If you have weed problems in your cropping system, will adding nutrients just feed the weeds?

Not necessarily, say Clain Jones and Fabian Menalled, Extension specialists in the Department of Land Resources and Environmental Sciences at Montana State University.

"Generally, if you fertilize a weed-infested crop, then the weeds often benefit more than the crop," Jones said. "However, cultivation practices and select timing and placement of nitrogen and phosphorus fertilizer can be used to control populations and reduce the inputs required to control weeds."

Minimizing soil disturbance helps reduce germination of some weed species, but encourages others, so repeated years of minimal or no till practices with the same crop can cause a gradual increase in weeds.

Crop rotations help reduce weed populations, Menalled said, as do planting the crop at high seed density and close row spacing to promote higher crop yields at the expense of weeds.

"The trick," Jones added, "is to find the density and spacing pattern that optimizes yield without the crop competing too much with itself."

One way to feed the crop and not the weeds is to place nutrients where the crop has better access.

"Side-banding, seed-placing or injecting liquid fertilizer gets the nutrient to the crop roots, so the crop has first access," Jones said. "These are much better options than broadcast fertilization to help with weed control."

This is supported by work done by Robert Blackshaw and colleagues with Agriculture and Agri-Food Canada in Lethbridge, Alberta. In-soil bands of nitrogen generally decreased the competitive advantage of cheatgrass, foxtail barley and wild oat in spring wheat. This may be even more important with phosphorus than nitrogen, as the study found many weed species responded more to increases in available phosphorus than nitrogen.
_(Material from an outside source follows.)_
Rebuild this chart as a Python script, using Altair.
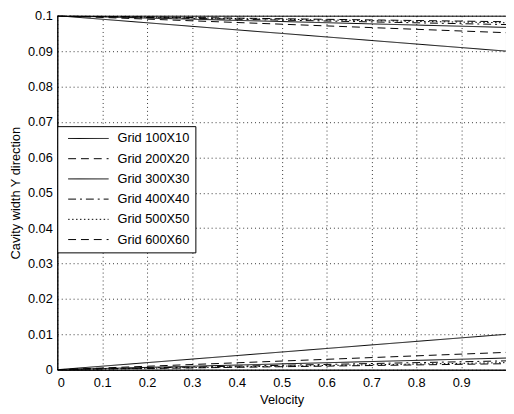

The results vary with the crop and weed species, said the specialists. They added that the key is to get a "pop-up" effect by supplying nutrients at seeding in the crop root zone so the crop seedling gets a head start and can out-compete the weeds. New slow-release fertilizers may be another tool in weed control, as they can be placed with the seed at much higher rates than conventional fertilizers.

Timing of fertilization also influences weed populations.

"Applying nitrogen in the fall rather than spring sometimes increases opportunistic weeds, such as winter annuals, and can also favor perennial weeds if there is sufficient rain to move that nitrogen deeper in the profile," Jones said.

However, that does not mean you should only apply fertilizer in the spring. It means that it helps to know the feeding habits of your specific weeds and crops, say both specialists.

Spring applications are best done right before the beginning of the crop's period of high demand. In wheat, Jones said, this suggests fertilizing before tillering. Later applications benefit weeds such as annual rye, which feeds heavily throughout the growing season.

The specialists added that cultivation, crop rotation, and timing and placement of fertilizer all offer options to nurture rather than weeds in an integrated weed management system that increases crop yields and decreases costs of weed control.